===== DATA LINES
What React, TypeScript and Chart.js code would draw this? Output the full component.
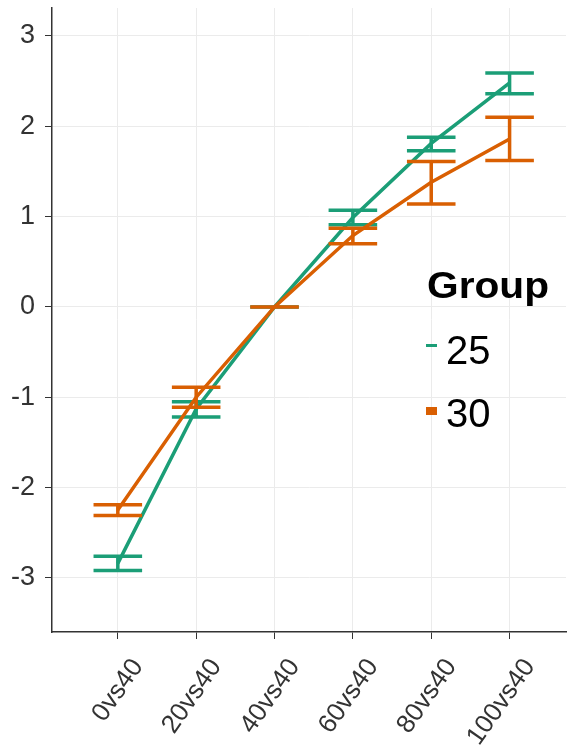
import React, { useEffect, useRef } from 'react';
import { Chart, registerables } from 'chart.js';

Chart.register(...registerables);

const categories = ['0vs40', '20vs40', '40vs40', '60vs40', '80vs40', '100vs40'];
const yTicks = [-3, -2, -1, 0, 1, 2, 3];
const legendTitle = 'Group';
const groups = ['25', '30'];
const groupColors = ['#1b9e77', '#d95f02'];

const mean25 = [-2.84, -1.13, 0, 0.99, 1.81, 2.48];
const lower25 = [-2.92, -1.22, 0, 0.91, 1.73, 2.36];
const upper25 = [-2.76, -1.05, 0, 1.07, 1.88, 2.59];

const mean30 = [-2.25, -1.0, 0, 0.79, 1.38, 1.86];
const lower30 = [-2.31, -1.11, 0, 0.7, 1.14, 1.62];
const upper30 = [-2.19, -0.89, 0, 0.87, 1.61, 2.1];

const means = [mean25, mean30];
const lowers = [lower25, lower30];
const uppers = [upper25, upper30];

const CAP_HALF = 0.31;
const FONT = '"Liberation Sans", Arial, sans-serif';

const errorBarPlugin = {
  id: 'errorBars',
  afterDatasetDraw(chart: any, args: any) {
    const i = args.index;
    const xs = chart.scales.x;
    const ys = chart.scales.y;
    const ctx = chart.ctx;
    ctx.save();
    ctx.strokeStyle = groupColors[i];
    ctx.lineWidth = 3.5;
    ctx.lineCap = 'butt';
    categories.forEach((_, j) => {
      const x = xs.getPixelForValue(j);
      const xl = xs.getPixelForValue(j - CAP_HALF);
      const xr = xs.getPixelForValue(j + CAP_HALF);
      const yl = ys.getPixelForValue(lowers[i][j]);
      const yu = ys.getPixelForValue(uppers[i][j]);
      ctx.beginPath();
      ctx.moveTo(x, yl);
      ctx.lineTo(x, yu);
      ctx.moveTo(xl, yl);
      ctx.lineTo(xr, yl);
      ctx.moveTo(xl, yu);
      ctx.lineTo(xr, yu);
      ctx.stroke();
    });
    ctx.restore();
  },
};

const legendPlugin = {
  id: 'customLegend',
  afterDraw(chart: any) {
    const ctx = chart.ctx;
    ctx.save();
    ctx.fillStyle = '#000';
    ctx.textBaseline = 'alphabetic';
    ctx.textAlign = 'left';
    ctx.font = `bold 36px ${FONT}`;
    ctx.save();
    ctx.translate(427, 298);
    ctx.scale(1.13, 1);
    ctx.fillText(legendTitle, 0, 0);
    ctx.restore();
    const rows = [350, 413];
    groups.forEach((g, k) => {
      const cy = rows[k];
      ctx.fillStyle = groupColors[k];
      if (k === 0) ctx.fillRect(426, cy - 6, 11, 3);
      else ctx.fillRect(426, cy - 6, 11, 8);
      ctx.fillStyle = '#000';
      ctx.font = `40px ${FONT}`;
      ctx.fillText(g, 446, cy + 14);
    });
    ctx.restore();
  },
};

export default function App() {
  const canvasRef = useRef<HTMLCanvasElement | null>(null);

  useEffect(() => {
    const canvas = canvasRef.current;
    if (!canvas) return;
    const chart = new Chart(canvas, {
      type: 'line',
      data: {
        datasets: groups.map((g, i) => ({
          label: g,
          data: means[i].map((v, j) => ({ x: j, y: v })),
          borderColor: groupColors[i],
          backgroundColor: groupColors[i],
          borderWidth: 3.5,
          pointRadius: 0,
          tension: 0,
          fill: false,
          order: groups.length - 1 - i,
        })),
      },
      options: {
        responsive: false,
        animation: false,
        layout: { padding: { top: 8, right: 2, left: 0, bottom: 0 } },
        plugins: { legend: { display: false }, tooltip: { enabled: false } },
        scales: {
          x: {
            type: 'linear',
            min: -0.84,
            max: 5.72,
            afterBuildTicks: (axis: any) => {
              axis.ticks = categories.map((_, i) => ({ value: i }));
            },
            afterFit: (scale: any) => {
              scale.height = 121;
              scale.paddingLeft = 0;
              scale.paddingRight = 0;
            },
            ticks: {
              autoSkip: false,
              minRotation: 55,
              maxRotation: 55,
              padding: 14,
              labelOffset: 20,
              color: '#333',
              font: { family: FONT, size: 26 },
              callback: (v: any) => categories[v as number],
            },
            grid: { color: '#ebebeb', lineWidth: 1, tickLength: 7, tickColor: '#333' },
            border: { color: '#333', width: 1.5 },
          },
          y: {
            type: 'linear',
            min: -3.6,
            max: 3.31,
            afterBuildTicks: (axis: any) => {
              axis.ticks = yTicks.map((v) => ({ value: v }));
            },
            afterFit: (scale: any) => {
              scale.width = 52;
              scale.paddingTop = 0;
              scale.paddingBottom = 0;
            },
            ticks: {
              padding: 10,
              color: '#333',
              font: { family: FONT, size: 27 },
              callback: (v: any) => String(v),
            },
            grid: { color: '#ebebeb', lineWidth: 1, tickLength: 7, tickColor: '#333' },
            border: { color: '#333', width: 1.5 },
          },
        },
      },
      plugins: [errorBarPlugin, legendPlugin],
    } as any);
    return () => chart.destroy();
  }, []);

  return (
    <div style={{ position: 'absolute', left: 0, top: 0, width: 568, height: 753, background: '#fff' }}>
      <canvas ref={canvasRef} width={568} height={753} style={{ width: 568, height: 753, display: 'block' }} />
    </div>
  );
}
==========
◆ WHAT YOU WILL DO: Every line above should be returned word for word, with the pictures left behind.

◆ RESPONSE TO THE EXERCISE:
What React, TypeScript and Chart.js code would draw this? Output the full component.
import React, { useEffect, useRef } from 'react';
import { Chart, registerables } from 'chart.js';

Chart.register(...registerables);

const categories = ['0vs40', '20vs40', '40vs40', '60vs40', '80vs40', '100vs40'];
const yTicks = [-3, -2, -1, 0, 1, 2, 3];
const legendTitle = 'Group';
const groups = ['25', '30'];
const groupColors = ['#1b9e77', '#d95f02'];

const mean25 = [-2.84, -1.13, 0, 0.99, 1.81, 2.48];
const lower25 = [-2.92, -1.22, 0, 0.91, 1.73, 2.36];
const upper25 = [-2.76, -1.05, 0, 1.07, 1.88, 2.59];

const mean30 = [-2.25, -1.0, 0, 0.79, 1.38, 1.86];
const lower30 = [-2.31, -1.11, 0, 0.7, 1.14, 1.62];
const upper30 = [-2.19, -0.89, 0, 0.87, 1.61, 2.1];

const means = [mean25, mean30];
const lowers = [lower25, lower30];
const uppers = [upper25, upper30];

const CAP_HALF = 0.31;
const FONT = '"Liberation Sans", Arial, sans-serif';

const errorBarPlugin = {
  id: 'errorBars',
  afterDatasetDraw(chart: any, args: any) {
    const i = args.index;
    const xs = chart.scales.x;
    const ys = chart.scales.y;
    const ctx = chart.ctx;
    ctx.save();
    ctx.strokeStyle = groupColors[i];
    ctx.lineWidth = 3.5;
    ctx.lineCap = 'butt';
    categories.forEach((_, j) => {
      const x = xs.getPixelForValue(j);
      const xl = xs.getPixelForValue(j - CAP_HALF);
      const xr = xs.getPixelForValue(j + CAP_HALF);
      const yl = ys.getPixelForValue(lowers[i][j]);
      const yu = ys.getPixelForValue(uppers[i][j]);
      ctx.beginPath();
      ctx.moveTo(x, yl);
      ctx.lineTo(x, yu);
      ctx.moveTo(xl, yl);
      ctx.lineTo(xr, yl);
      ctx.moveTo(xl, yu);
      ctx.lineTo(xr, yu);
      ctx.stroke();
    });
    ctx.restore();
  },
};

const legendPlugin = {
  id: 'customLegend',
  afterDraw(chart: any) {
    const ctx = chart.ctx;
    ctx.save();
    ctx.fillStyle = '#000';
    ctx.textBaseline = 'alphabetic';
    ctx.textAlign = 'left';
    ctx.font = `bold 36px ${FONT}`;
    ctx.save();
    ctx.translate(427, 298);
    ctx.scale(1.13, 1);
    ctx.fillText(legendTitle, 0, 0);
    ctx.restore();
    const rows = [350, 413];
    groups.forEach((g, k) => {
      const cy = rows[k];
      ctx.fillStyle = groupColors[k];
      if (k === 0) ctx.fillRect(426, cy - 6, 11, 3);
      else ctx.fillRect(426, cy - 6, 11, 8);
      ctx.fillStyle = '#000';
      ctx.font = `40px ${FONT}`;
      ctx.fillText(g, 446, cy + 14);
    });
    ctx.restore();
  },
};

export default function App() {
  const canvasRef = useRef<HTMLCanvasElement | null>(null);

  useEffect(() => {
    const canvas = canvasRef.current;
    if (!canvas) return;
    const chart = new Chart(canvas, {
      type: 'line',
      data: {
        datasets: groups.map((g, i) => ({
          label: g,
          data: means[i].map((v, j) => ({ x: j, y: v })),
          borderColor: groupColors[i],
          backgroundColor: groupColors[i],
          borderWidth: 3.5,
          pointRadius: 0,
          tension: 0,
          fill: false,
          order: groups.length - 1 - i,
        })),
      },
      options: {
        responsive: false,
        animation: false,
        layout: { padding: { top: 8, right: 2, left: 0, bottom: 0 } },
        plugins: { legend: { display: false }, tooltip: { enabled: false } },
        scales: {
          x: {
            type: 'linear',
            min: -0.84,
            max: 5.72,
            afterBuildTicks: (axis: any) => {
              axis.ticks = categories.map((_, i) => ({ value: i }));
            },
            afterFit: (scale: any) => {
              scale.height = 121;
              scale.paddingLeft = 0;
              scale.paddingRight = 0;
            },
            ticks: {
              autoSkip: false,
              minRotation: 55,
              maxRotation: 55,
              padding: 14,
              labelOffset: 20,
              color: '#333',
              font: { family: FONT, size: 26 },
              callback: (v: any) => categories[v as number],
            },
            grid: { color: '#ebebeb', lineWidth: 1, tickLength: 7, tickColor: '#333' },
            border: { color: '#333', width: 1.5 },
          },
          y: {
            type: 'linear',
            min: -3.6,
            max: 3.31,
            afterBuildTicks: (axis: any) => {
              axis.ticks = yTicks.map((v) => ({ value: v }));
            },
            afterFit: (scale: any) => {
              scale.width = 52;
              scale.paddingTop = 0;
              scale.paddingBottom = 0;
            },
            ticks: {
              padding: 10,
              color: '#333',
              font: { family: FONT, size: 27 },
              callback: (v: any) => String(v),
            },
            grid: { color: '#ebebeb', lineWidth: 1, tickLength: 7, tickColor: '#333' },
            border: { color: '#333', width: 1.5 },
          },
        },
      },
      plugins: [errorBarPlugin, legendPlugin],
    } as any);
    return () => chart.destroy();
  }, []);

  return (
    <div style={{ position: 'absolute', left: 0, top: 0, width: 568, height: 753, background: '#fff' }}>
      <canvas ref={canvasRef} width={568} height={753} style={{ width: 568, height: 753, display: 'block' }} />
    </div>
  );
}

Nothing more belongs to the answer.